Written task: Gather up the lines with the word "matplotlib" in them.

=== Data lines ===

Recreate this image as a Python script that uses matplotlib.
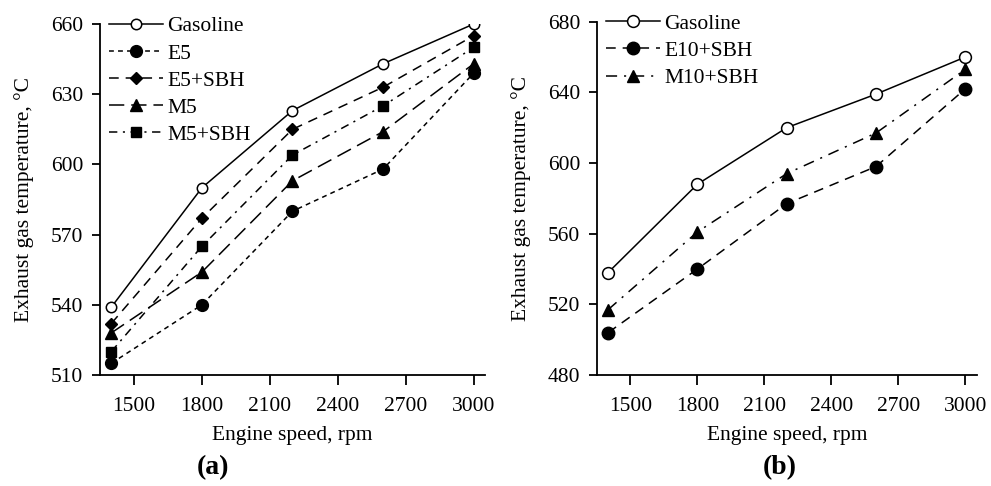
import matplotlib
matplotlib.use("Agg")
import matplotlib.pyplot as plt

plt.rcParams['font.family'] = ['Liberation Serif', 'DejaVu Serif']
plt.rcParams['lines.scale_dashes'] = False

# engine speed, rpm
speed = [1400, 1800, 2200, 2600, 3000]

# panel (a) exhaust gas temperature, deg C
gasoline_a = [539, 590, 623, 643, 660]
e5 = [515, 540, 580, 598, 639]
e5_sbh = [532, 577, 615, 633, 655]
m5 = [528, 554, 593, 614, 643]
m5_sbh = [520, 565, 604, 625, 650]

# panel (b)
gasoline_b = [538, 588, 620, 639, 660]
e10_sbh = [504, 540, 577, 598, 642]
m10_sbh = [517, 561, 594, 617, 653]

x_ticks = [1500, 1800, 2100, 2400, 2700, 3000]
y_ticks_a = [510, 540, 570, 600, 630, 660]
y_ticks_b = [480, 520, 560, 600, 640, 680]

fig = plt.figure(figsize=(9.91, 4.86), dpi=100)
ax1 = fig.add_axes([0.1009, 0.2284, 0.3885, 0.7222])
ax2 = fig.add_axes([0.6024, 0.2284, 0.3830, 0.7270])

lw = 1.1
fs = 15.5

ax1.plot(speed, gasoline_a, color='black', lw=lw, marker='o', ms=7.5,
         mfc='white', mec='black', mew=1.1, label='Gasoline')
ax1.plot(speed, e5, color='black', lw=lw, dashes=(3.5, 3), marker='o', ms=8.5,
         label='E5')
ax1.plot(speed, e5_sbh, color='black', lw=lw, dashes=(7, 5), marker='D', ms=6,
         label='E5+SBH')
ax1.plot(speed, m5, color='black', lw=lw, dashes=(11, 5), marker='^', ms=8,
         label='M5')
ax1.plot(speed, m5_sbh, color='black', lw=lw, dashes=(6, 4, 1.5, 4), marker='s', ms=7.5,
         label='M5+SBH')

ax2.plot(speed, gasoline_b, color='black', lw=lw, marker='o', ms=8.5,
         mfc='white', mec='black', mew=1.1, label='Gasoline')
ax2.plot(speed, e10_sbh, color='black', lw=lw, dashes=(7, 5), marker='o', ms=9,
         label='E10+SBH')
ax2.plot(speed, m10_sbh, color='black', lw=lw, dashes=(8, 5, 1.5, 5), marker='^', ms=8.5,
         label='M10+SBH')

for ax, yt in [(ax1, y_ticks_a), (ax2, y_ticks_b)]:
    ax.set_xlim(1350, 3050)
    ax.set_ylim(yt[0], yt[-1])
    ax.set_xticks(x_ticks)
    ax.set_yticks(yt)
    ax.spines['top'].set_visible(False)
    ax.spines['right'].set_visible(False)
    ax.spines['left'].set_linewidth(1.3)
    ax.spines['bottom'].set_linewidth(1.3)
    ax.tick_params(axis='x', direction='out', length=7, width=1.3, labelsize=fs, pad=9)
    ax.tick_params(axis='y', direction='out', length=6, width=1.3, labelsize=fs, pad=6)
    ax.set_xlabel('Engine speed, rpm', fontsize=fs, labelpad=7)
    ax.set_ylabel('Exhaust gas temperature, °C', fontsize=fs, labelpad=12)
    ax.legend(loc='upper left', bbox_to_anchor=(-0.015, 1.065), frameon=False,
              fontsize=fs, handlelength=2.5, handletextpad=0.2,
              labelspacing=0.33, borderaxespad=0.3, numpoints=1)

fig.text(213 / 991, 1 - 468 / 486, '(a)', fontsize=20, fontweight='bold',
         ha='center', va='center')
fig.text(780 / 991, 1 - 468 / 486, '(b)', fontsize=20, fontweight='bold',
         ha='center', va='center')

fig.savefig('out.png', dpi=100)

===

Answer below:
Recreate this image as a Python script that uses matplotlib.
import matplotlib
matplotlib.use("Agg")
import matplotlib.pyplot as plt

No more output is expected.